We were fortunate to live there, but my parents weren’t doctors and lawyers. They had blue collar jobs.

Then I said what was true: I’ve let them down.

What you do

If a quick assumption gets made about you—because of where you grew up, what you did for a living, what you earned—correct it with facts.

Not excuses. Facts.

What I Covered About Family

My example

I was open about my family:

  • I spoke about my brother honestly: we get along, but we were never that close.
  • I said he was supporting me through a difficult time.
  • I talked about my parents’ divorce after 23 years, and how difficult it was.
  • I said something that was true: ironically, one result of my case was my family rallied and became closer.

I wasn’t trying to “spin” it. I was giving a full background.

What you do

If your background is measurably different from mine—harder, different, more chaotic—articulate it.

If you were privileged, own it.

Don’t duck it.

Mike Stoll: “Fluff” That Ended Up in the PSR

My example

Mike Stoll told me his lawyer said his narrative was too long and called parts of it fluff—especially childhood stories like working with his father at ten years old.

Mike didn’t like that advice.

He said, “I’ve watched the interviews Santos has done with judges. They tell me background matters.”

So Mike owned it.

He wrote the narrative, submitted it, and then in the federal probation interview, he articulated it the same way.

After sentencing, he emailed me and said the narrative influenced the pre-sentence report, and parts were copied verbatim. He said the judge recounted details directly from his narrative in court, including the childhood story his lawyer wanted cut.

What you do

If something is relevant to your life and background, and you’re not using it to dodge responsibility, don’t automatically delete it because someone calls it fluff.

A Simple Checklist for the Federal Probation Interview

What you do

  • Read your narrative over and over until everything you say matches it.
  • Write bullet points of what you want conveyed.
  • Organize your financials and paperwork so it’s easy to follow.
  • Prepare for background questions so you don’t answer “fine” and “nothing really.”
  • Be on time. Dress professionally.

Thank you!

Justin Paperny

FAQs

What is the federal probation interview?

The federal probation interview is the meeting where probation gathers your background and case information to write the pre-sentence report the judge reads.

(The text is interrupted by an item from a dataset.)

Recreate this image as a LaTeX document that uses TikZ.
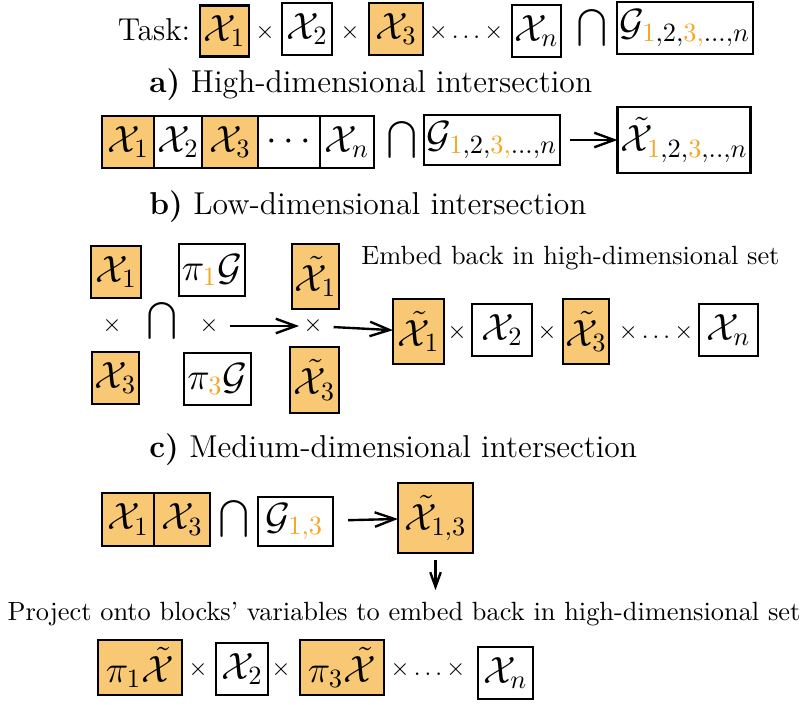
\documentclass[tikz,border=0pt]{standalone}
\usetikzlibrary{arrows.meta,positioning}
\definecolor{setorange}{RGB}{248,200,117}
\definecolor{idxorange}{RGB}{245,166,35}
\newcommand{\Xc}{\mathcal{X}}
\newcommand{\Xt}{\tilde{\mathcal{X}}}
\newcommand{\oi}[1]{{\color{idxorange}#1}}

\begin{document}
\begin{tikzpicture}[x=0.1333mm, y=-0.1333mm,
  blk/.style={draw, line width=0.8pt, inner sep=1pt, outer sep=0pt,
              font=\Large, minimum height=6.93mm},
  hot/.style={blk, fill=setorange},
  cold/.style={blk, fill=white},
  tall/.style={minimum height=8.67mm},
  op/.style={inner sep=1pt, font=\small},
  capop/.style={inner sep=0pt, font=\normalsize},
  ttl/.style={anchor=west, font=\large},
  arr/.style={-{Straight Barb[length=7.5pt,width=5.5pt]}, line width=0.9pt},
  darr/.style={-{Straight Barb[length=5.5pt,width=4pt]}, line width=0.9pt}]
\useasboundingbox (0,0) rectangle (805,704);

% the task
\node[font=\large] (task) at (154,30) {Task:};
\node[hot, minimum width=6.53mm, minimum height=6.8mm] (tX1) at (224.5,31) {$\Xc_1$};
\node[op] (tm1) at (265,33) {$\times$};
\node[cold, minimum width=6.67mm] (tX2) at (307,29) {$\Xc_2$};
\node[op] (tm2) at (350,33) {$\times$};
\node[hot, minimum width=7.2mm] (tX3) at (396,29) {$\Xc_3$};
\node[op] (tdots) at (466,33) {$\times\ldots\times$};
\node[cold, minimum width=6.27mm] (tXn) at (536.5,31) {$\Xc_n$};
\node[capop] (tcap) at (592,28) {$\displaystyle\bigcap$};
\node[cold, minimum width=17.07mm] (tG) at (685,28) {$\mathcal{G}_{\oi{1},2,\oi{3,}\ldots,n}$};

% a) high-dimensional
\node[ttl] (ttlA) at (140,85) {\textbf{a)} High-dimensional intersection};
\node[hot, minimum width=6.93mm] (aX1) at (128,142) {$\Xc_1$};
\node[cold, minimum width=6.4mm, right=0pt of aX1] (aX2) {$\Xc_2$};
\node[hot, minimum width=7.47mm, right=0pt of aX2] (aX3) {$\Xc_3$};
\node[cold, minimum width=8.27mm, right=0pt of aX3] (adots) {$\cdots$};
\node[cold, minimum width=7.2mm, right=0pt of adots] (aXn) {$\Xc_n$};
\node[capop] (acap) at (402,140) {$\displaystyle\bigcap$};
\node[cold, minimum width=17.33mm, minimum height=6.67mm] (aG) at (492,140) {$\mathcal{G}_{\oi{1},2,\oi{3,}\ldots,n}$};
\node[cold, minimum width=14.67mm, minimum height=8.8mm] (aR) at (684,140) {$\Xt_{\oi{1},2,\oi{3},..,n}$};
\draw[arr, shorten <=3.8pt] (aG) -- (aR);

% b) low-dimensional
\node[ttl] (ttlB) at (140,207) {\textbf{b)} Low-dimensional intersection};
\node[hot, minimum width=6.67mm] (bX1) at (116,272) {$\Xc_1$};
\node[cold, minimum width=8.8mm] (bG1) at (212,270) {$\pi_{\oi{1}}\mathcal{G}$};
\node[hot, tall, minimum width=6.27mm] (bT1) at (315.5,276.5) {$\Xt_1$};
\node[op] (bm1) at (112,326) {$\times$};
\node[capop] (bcap) at (162,321) {$\displaystyle\bigcap$};
\node[op] (bm2) at (209,326) {$\times$};
\node[op] (bm3) at (313,326) {$\times$};
\node[hot, minimum width=6.27mm] (bX3) at (115.5,378) {$\Xc_3$};
\node[cold, minimum width=8.93mm] (bG3) at (217.5,379) {$\pi_{\oi{3}}\mathcal{G}$};
\node[hot, tall, minimum width=6.53mm, minimum height=8.8mm] (bT3) at (314.5,380) {$\Xt_3$};
\node[anchor=west] (embed) at (352,258) {Embed back in high-dimensional set};
\node[hot, tall, minimum width=6.8mm] (bB1) at (418.5,331.5) {$\Xt_1$};
\node[op] (bm4) at (457,333) {$\times$};
\node[cold, minimum width=8mm] (bB2) at (502,330) {$\Xc_2$};
\node[op] (bm5) at (547,333) {$\times$};
\node[hot, tall, minimum width=6.13mm] (bB3) at (586,331.5) {$\Xt_3$};
\node[op] (bdots) at (656,333) {$\times\ldots\times$};
\node[cold, minimum width=7.87mm] (bBn) at (728.5,330) {$\Xc_n$};
\draw[arr, shorten <=3pt, shorten >=0.5pt] (bm2) -- (bm3);
\draw[arr, shorten <=3pt] (bm3) -- (bB1);

% c) medium-dimensional
\node[ttl] (ttlC) at (140,450) {\textbf{c)} Medium-dimensional intersection};
\node[hot, minimum width=6.93mm, minimum height=7.07mm] (cX1) at (128,519.5) {$\Xc_1$};
\node[hot, minimum width=7.47mm, minimum height=7.07mm, right=0pt of cX1] (cX3) {$\Xc_3$};
\node[capop] (ccap) at (234,518.5) {$\displaystyle\bigcap$};
\node[cold, minimum width=10mm, minimum height=6.53mm, text width=7.9mm, inner xsep=3pt, align=left] (cG) at (295.5,521.5) {$\mathcal{G}_{\oi{1,3}}$};
\node[hot, minimum width=10mm, minimum height=9.33mm] (cR) at (435.5,518) {$\Xt_{1,3}$};
\node (proj) at (404,614) {Project onto blocks' variables to embed back in high-dimensional set};
\draw[arr, shorten <=5.7pt] (cG) -- (cR);
\draw[darr, shorten <=2.6pt, shorten >=1pt] (cR.south) -- (cR.south |- proj.north);

% projected result
\node[hot, minimum width=11.2mm, minimum height=7.33mm] (dP1) at (140,667.5) {$\pi_1\Xt$};
\node[op] (dm1) at (198,670) {$\times$};
\node[cold, minimum width=6.93mm] (dX2) at (242,669) {$\Xc_2$};
\node[op] (dm2) at (281,670) {$\times$};
\node[hot, minimum width=11.2mm, minimum height=7.33mm] (dP3) at (342,667.5) {$\pi_3\Xt$};
\node[op] (ddots) at (428,670) {$\times\ldots\times$};
\node[cold, minimum width=7.33mm] (dXn) at (505.5,673) {$\Xc_n$};
\end{tikzpicture}
\end{document}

Can my federal probation interview be on Zoom or phone?

Yes. Many federal probation interview meetings happen by Zoom or phone. If it’s not in person, you can keep your narrative and bullet points in front of you.

What should I say first in the federal probation interview?

If it applies, I open by accepting responsibility immediately. I don’t wait for the officer to ask.

What’s the biggest mistake in the federal probation interview?

Contradictions—saying one thing in the interview and having something different in your narrative.

How long does a federal probation interview last?

Often 20–30 minutes, sometimes many hours. If you answer everything with vague one-liners, it can be over fast.